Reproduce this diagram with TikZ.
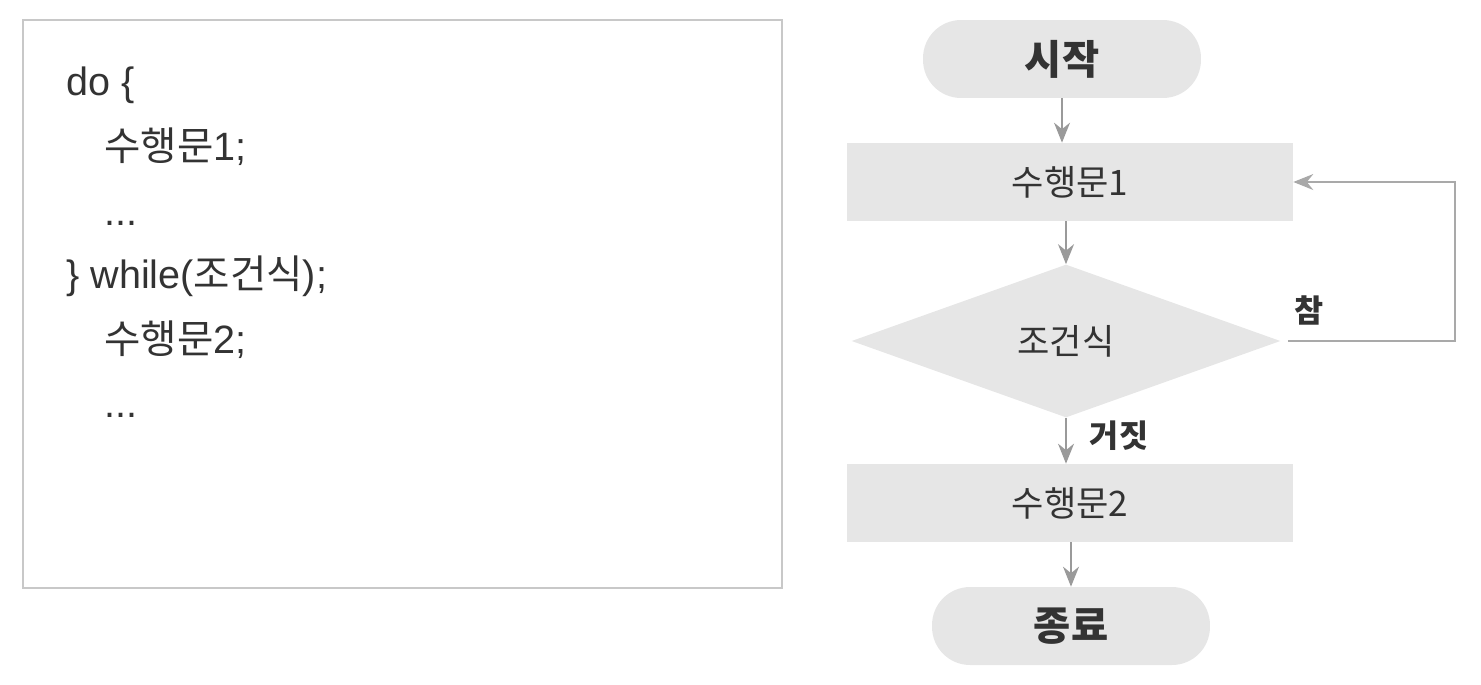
\documentclass[tikz,border=0pt]{standalone}
\usepackage{fontspec}
\setmainfont{Liberation Sans}
\newfontfamily\kr{Noto Sans CJK KR}
\usetikzlibrary{shapes.geometric,arrows.meta}
\definecolor{boxgray}{HTML}{E6E6E6}
\definecolor{framegray}{HTML}{C8C8C8}
\definecolor{arrowgray}{HTML}{9A9A9A}
\definecolor{txtgray}{HTML}{333333}
\begin{document}
\begin{tikzpicture}[x=0.02cm, y=-0.02cm,
  every node/.style={font=\fontsize{20}{24}\selectfont, text=txtgray},
  codebox/.style={draw=framegray, line width=0.04cm, minimum width=15.18cm, minimum height=11.36cm},
  codeline/.style={anchor=base west, inner sep=0pt, font=\fontsize{22.5}{27}\selectfont},
  procbox/.style={fill=boxgray, minimum width=8.92cm, minimum height=1.56cm, font=\kr\fontsize{20}{24}\selectfont},
  termbox/.style={fill=boxgray, rounded corners=0.76cm, minimum width=5.56cm, minimum height=1.56cm, font=\kr\bfseries\fontsize{23}{28}\selectfont},
  decbox/.style={diamond, fill=boxgray, inner sep=0pt, minimum width=8.58cm, minimum height=3.06cm, font=\kr\fontsize{20}{24}\selectfont},
  flowlabel/.style={font=\kr\bfseries\fontsize{18}{22}\selectfont},
  flow/.style={-{Stealth[length=0.4cm,width=0.32cm]}, arrowgray, line width=0.04cm},
  loopline/.style={-{Stealth[length=0.4cm,width=0.32cm]}, arrowgray!85, line width=0.03cm}]
  \useasboundingbox (0,0) rectangle (1481,684);
  % code on the left
  \node[codebox] (code) at (402.5,304) {};
  \node[codeline] (l1) at (66,95) {do \{};
  \node[codeline] (l2) at (104,160) {{\kr 수행문}1;};
  \node[codeline] (l3) at (104,225) {...};
  \node[codeline] (l4) at (66,288) {\} while({\kr 조건식});};
  \node[codeline] (l5) at (104,353) {{\kr 수행문}2;};
  \node[codeline] (l6) at (104,417) {...};
  % flow chart on the right
  \node[termbox] (start) at (1062,59) {시작};
  \node[procbox] (s1) at (1070,182) {수행문1};
  \node[decbox] (cond) at (1066,341) {조건식};
  \node[procbox] (s2) at (1070,503) {수행문2};
  \node[termbox] (stop) at (1071,626) {종료};
  \coordinate (bend) at (1455,182);
  \draw[flow] (start.south) -- (start.south |- s1.north);
  \draw[flow] (s1.south -| cond.north) -- (cond.north);
  \draw[flow] (cond.south) -- (cond.south |- s2.north);
  \draw[flow] (s2.south -| stop.north) -- (stop.north);
  \draw[loopline, shorten <=0.14cm] (cond.east) -| (bend) -- (s1.east);
  \node[flowlabel] (yes) at (1309,310) {참};
  \node[flowlabel] (no) at (1119,436) {거짓};
\end{tikzpicture}
\end{document}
= = =
* [Work instructions]
Set every line down exactly as written, leaving each picture out.

* [Answer to the task]
Reproduce this diagram with TikZ.
\documentclass[tikz,border=0pt]{standalone}
\usepackage{fontspec}
\setmainfont{Liberation Sans}
\newfontfamily\kr{Noto Sans CJK KR}
\usetikzlibrary{shapes.geometric,arrows.meta}
\definecolor{boxgray}{HTML}{E6E6E6}
\definecolor{framegray}{HTML}{C8C8C8}
\definecolor{arrowgray}{HTML}{9A9A9A}
\definecolor{txtgray}{HTML}{333333}
\begin{document}
\begin{tikzpicture}[x=0.02cm, y=-0.02cm,
  every node/.style={font=\fontsize{20}{24}\selectfont, text=txtgray},
  codebox/.style={draw=framegray, line width=0.04cm, minimum width=15.18cm, minimum height=11.36cm},
  codeline/.style={anchor=base west, inner sep=0pt, font=\fontsize{22.5}{27}\selectfont},
  procbox/.style={fill=boxgray, minimum width=8.92cm, minimum height=1.56cm, font=\kr\fontsize{20}{24}\selectfont},
  termbox/.style={fill=boxgray, rounded corners=0.76cm, minimum width=5.56cm, minimum height=1.56cm, font=\kr\bfseries\fontsize{23}{28}\selectfont},
  decbox/.style={diamond, fill=boxgray, inner sep=0pt, minimum width=8.58cm, minimum height=3.06cm, font=\kr\fontsize{20}{24}\selectfont},
  flowlabel/.style={font=\kr\bfseries\fontsize{18}{22}\selectfont},
  flow/.style={-{Stealth[length=0.4cm,width=0.32cm]}, arrowgray, line width=0.04cm},
  loopline/.style={-{Stealth[length=0.4cm,width=0.32cm]}, arrowgray!85, line width=0.03cm}]
  \useasboundingbox (0,0) rectangle (1481,684);
  % code on the left
  \node[codebox] (code) at (402.5,304) {};
  \node[codeline] (l1) at (66,95) {do \{};
  \node[codeline] (l2) at (104,160) {{\kr 수행문}1;};
  \node[codeline] (l3) at (104,225) {...};
  \node[codeline] (l4) at (66,288) {\} while({\kr 조건식});};
  \node[codeline] (l5) at (104,353) {{\kr 수행문}2;};
  \node[codeline] (l6) at (104,417) {...};
  % flow chart on the right
  \node[termbox] (start) at (1062,59) {시작};
  \node[procbox] (s1) at (1070,182) {수행문1};
  \node[decbox] (cond) at (1066,341) {조건식};
  \node[procbox] (s2) at (1070,503) {수행문2};
  \node[termbox] (stop) at (1071,626) {종료};
  \coordinate (bend) at (1455,182);
  \draw[flow] (start.south) -- (start.south |- s1.north);
  \draw[flow] (s1.south -| cond.north) -- (cond.north);
  \draw[flow] (cond.south) -- (cond.south |- s2.north);
  \draw[flow] (s2.south -| stop.north) -- (stop.north);
  \draw[loopline, shorten <=0.14cm] (cond.east) -| (bend) -- (s1.east);
  \node[flowlabel] (yes) at (1309,310) {참};
  \node[flowlabel] (no) at (1119,436) {거짓};
\end{tikzpicture}
\end{document}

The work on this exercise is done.